A DIALOGUE BETWEEN WORLDVIEWS "EITHER/OR"

Masks and Emptiness

Either/Or is organized as a comprehensive dialogue between a younger aesthete and an older ethicist.

The aesthete lives a bohemian existence. He celebrates everything beautiful in this world, loves the enchantment of the theatre, writes rapturously about Mozart’s Don Giovanni, hates the petty bourgeois lifestyle, and desires the intensity and sublimity of momentary pleasures. 

He is fond of donning masks, but his many disguises are really a strategy for hiding his lack of identity.

He isn’t able to bring order and direction to his existence and he’s lost his existential freedom of movement: “I feel like a piece in a chess game must feel when the opponent says: ‘that piece can’t be moved.’”     

 

The Art of Seduction

The first part of Either/Or ends with “The Seducer’s Diary,” in which Johannes the Seducer slyly manages to ease his way into the existence of the innocent Cordelia, awakening her desire and running away with her virtue in the last pages of the book.

While it is a matter of numbers for Don Giovanni—1003 in Spain alone—Johannes is interested in seduction as an intriguing psychological process.

“The Seducer’s Diary” caused a sensation in its own time and, justified or not, was tied to Kierkegaard own engagement. “It is revolting, disgusting, and shocking” wrote one of the leading cultural critics, Johan Ludvig Heiberg, when he spoke of the diary.

The Necessity of Choice

Kierkegaard’s reputation as the father of existentialism can be traced in large part to the ethicist figure from the second part of Either/Or, Judge Wilhelm, who underscores the importance of making choices, of taking ownership of oneself.
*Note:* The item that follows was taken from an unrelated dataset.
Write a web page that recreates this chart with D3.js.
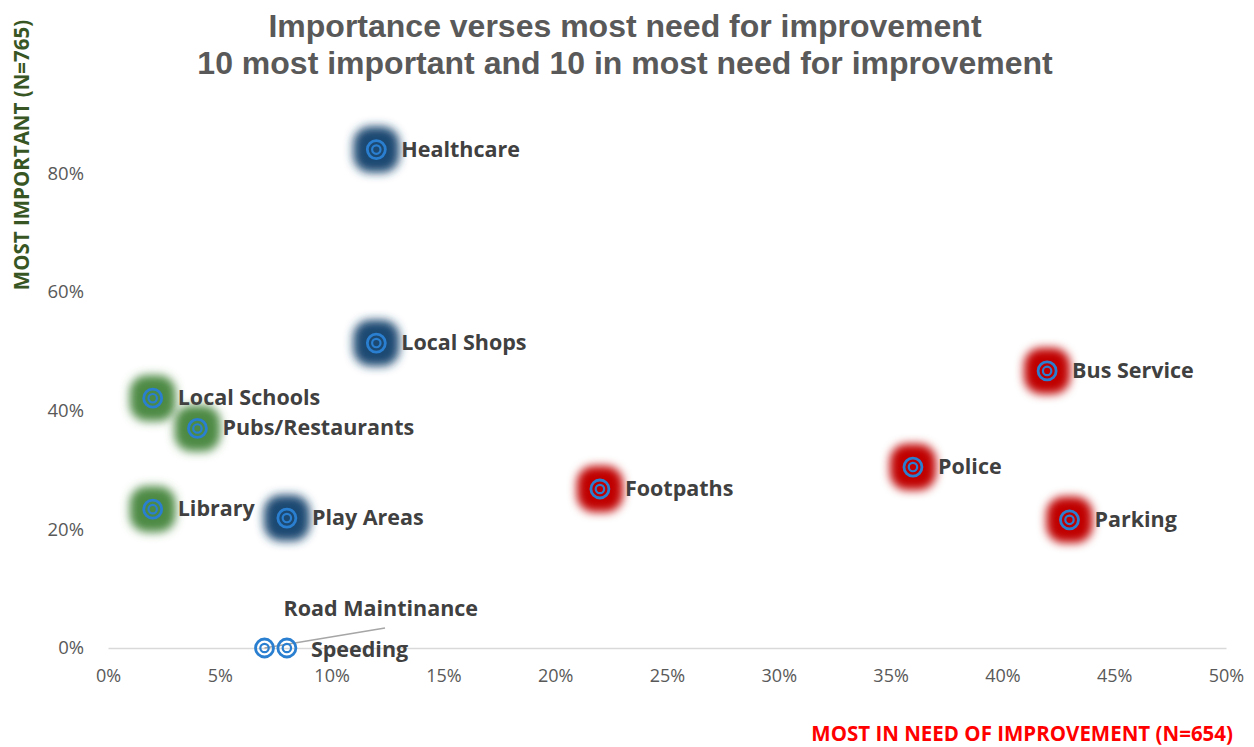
<!DOCTYPE html>
<html>
<head>
<meta charset="utf-8">
<script src="https://cdn.jsdelivr.net/npm/d3@7"></script>
<style>
  body { margin: 0; background: #fff; }
  svg { display: block; }
</style>
</head>
<body>
<script>
// Data

const items = ["Healthcare", "Local Shops", "Bus Service", "Local Schools", "Pubs/Restaurants",
  "Police", "Footpaths", "Library", "Play Areas", "Parking", "Road Maintinance", "Speeding"]
const needImprovement = [0.12, 0.12, 0.42, 0.02, 0.04, 0.36, 0.22, 0.02, 0.08, 0.43, 0.07, 0.08]
const mostImportant = [0.84, 0.514, 0.467, 0.421, 0.37, 0.305, 0.268, 0.234, 0.219, 0.216, 0, 0]
const group = ["important", "important", "improve", "both", "both", "improve", "improve", "both",
  "important", "improve", "none", "none"]

const xTicks = [0, 0.05, 0.1, 0.15, 0.2, 0.25, 0.3, 0.35, 0.4, 0.45, 0.5]
const yTicks = [0, 0.2, 0.4, 0.6, 0.8]

const glowColour = { important: "#1b4a72", improve: "#c00000", both: "#4e8a45" }

const width = 1254
const height = 747
const margin = { top: 114, right: 28, bottom: 99, left: 108 }

const svg = d3.select("body")
  .append("svg")
  .attr("width", width)
  .attr("height", height)

// Soft glow behind each marker
const defs = svg.append("defs")
defs.append("filter")
  .attr("id", "glow")
  .attr("x", "-50%").attr("y", "-50%")
  .attr("width", "200%").attr("height", "200%")
  .append("feGaussianBlur")
  .attr("stdDeviation", 5)

const x = d3.scaleLinear()
  .domain([0, 0.5])
  .range([margin.left, width - margin.right])

const y = d3.scaleLinear()
  .domain([0, 0.9])
  .range([height - margin.bottom, margin.top])

const pct = d3.format(".0%")
const tickFont = "'Open Sans', sans-serif"

// X axis (only the baseline line shows)
const axisX = svg.append("g")
  .attr("transform", `translate(0, ${y(0)})`)
  .call(d3.axisBottom(x).tickValues(xTicks).tickFormat(pct).tickSize(0).tickPadding(21))
axisX.select(".domain").attr("stroke", "#d9d9d9").attr("stroke-width", 1.5)
axisX.selectAll("text")
  .style("font-family", tickFont)
  .style("font-size", "18px")
  .attr("fill", "#595959")

// Y axis
const axisY = svg.append("g")
  .attr("transform", `translate(${margin.left}, 0)`)
  .call(d3.axisLeft(y).tickValues(yTicks).tickFormat(pct).tickSize(0).tickPadding(24))
axisY.select(".domain").remove()
axisY.selectAll("text")
  .style("font-family", tickFont)
  .style("font-size", "18.5px")
  .attr("fill", "#595959")

// Title
const title = svg.append("text")
  .attr("text-anchor", "middle")
  .style("font-family", "'Liberation Sans', Arial, sans-serif")
  .style("font-size", "32px")
  .style("font-weight", "bold")
  .attr("fill", "#595959")
title.append("tspan").attr("x", 625).attr("y", 37).text("Importance verses most need for improvement")
title.append("tspan").attr("x", 625).attr("y", 74).text("10 most important and 10 in most need for improvement")

// Axis titles
svg.append("text")
  .attr("transform", "translate(29, 155) rotate(-90)")
  .attr("text-anchor", "middle")
  .style("font-family", tickFont)
  .style("font-size", "20.5px")
  .style("font-weight", "bold")
  .attr("fill", "#375623")
  .text("MOST IMPORTANT (N=765)")

svg.append("text")
  .attr("x", 1233)
  .attr("y", 741)
  .attr("text-anchor", "end")
  .style("font-family", tickFont)
  .style("font-size", "20.5px")
  .style("font-weight", "bold")
  .attr("fill", "#ff0000")
  .text("MOST IN NEED OF IMPROVEMENT (N=654)")

const points = items.map((name, i) => ({
  name,
  x: needImprovement[i],
  y: mostImportant[i],
  group: group[i]
}))

// Glows
svg.append("g")
  .selectAll("rect")
  .data(points.filter(d => d.group !== "none"))
  .join("rect")
  .attr("x", d => x(d.x) - 23)
  .attr("y", d => y(d.y) - 23)
  .attr("width", 46)
  .attr("height", 46)
  .attr("rx", 17)
  .attr("fill", d => glowColour[d.group])
  .attr("filter", "url(#glow)")

// Leader line for Road Maintinance
svg.append("line")
  .attr("x1", x(0.07))
  .attr("y1", y(0))
  .attr("x2", 385)
  .attr("y2", 628)
  .attr("stroke", "#a6a6a6")
  .attr("stroke-width", 1.5)

// Ring markers
const markers = svg.append("g")
  .selectAll("g")
  .data(points)
  .join("g")
  .attr("transform", d => `translate(${x(d.x)}, ${y(d.y)})`)

markers.append("circle")
  .attr("r", 9)
  .attr("fill", "none")
  .attr("stroke", "#2a7fd0")
  .attr("stroke-width", 2.8)
markers.append("circle")
  .attr("r", 4.2)
  .attr("fill", "none")
  .attr("stroke", "#2a7fd0")
  .attr("stroke-width", 2.2)

// Labels
const labelOffset = {
  "Road Maintinance": [19, -32],
  "Speeding": [24, 9]
}

svg.append("g")
  .selectAll("text")
  .data(points)
  .join("text")
  .attr("x", d => x(d.x) + (labelOffset[d.name] ? labelOffset[d.name][0] : 25))
  .attr("y", d => y(d.y) + (labelOffset[d.name] ? labelOffset[d.name][1] : 7))
  .style("font-family", tickFont)
  .style("font-size", "21.5px")
  .style("font-weight", "bold")
  .attr("fill", "#404040")
  .text(d => d.name)
</script>
</body>
</html>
For a human being does not passively develop into the self he or she ought to become. The process can go wrong along with way and a person can become someone different from who he or she was constituted to be. To become oneself in the stricter sense, a person must appropriate, choose, or receive him- or herself. Formulated paradoxically, becoming oneself means becoming someone different from the self one was before one began to become oneself.

Wilhelm himself is a married man and offers a host of examples from his own experience of the necessity of choice, and presents an extended defense of the legitimacy of marriage. From beginning to end, Wilhelm insists that it is a matter of becoming the “general editor” of one’s own life, thereby becoming the active and culpable protagonist of one’s own life narrative:           

"The individual becomes aware of himself as this particular individual, with this abilities, these proclivities, these desires, these passions, influenced by these particular surroundings, as this particular product of this particular social environment. And as he becomes aware of all this, he takes responsibility for it." - (Journalen EE. Source: SKS.dk)

 

Stages on Life’s Way

The aesthetic, the ethical, and the religious are different perspectives of existence, different ways to deal with—or fail to deal with—existential problems and religious possibilities, different ways to approach oneself, or to remain at a distance from oneself.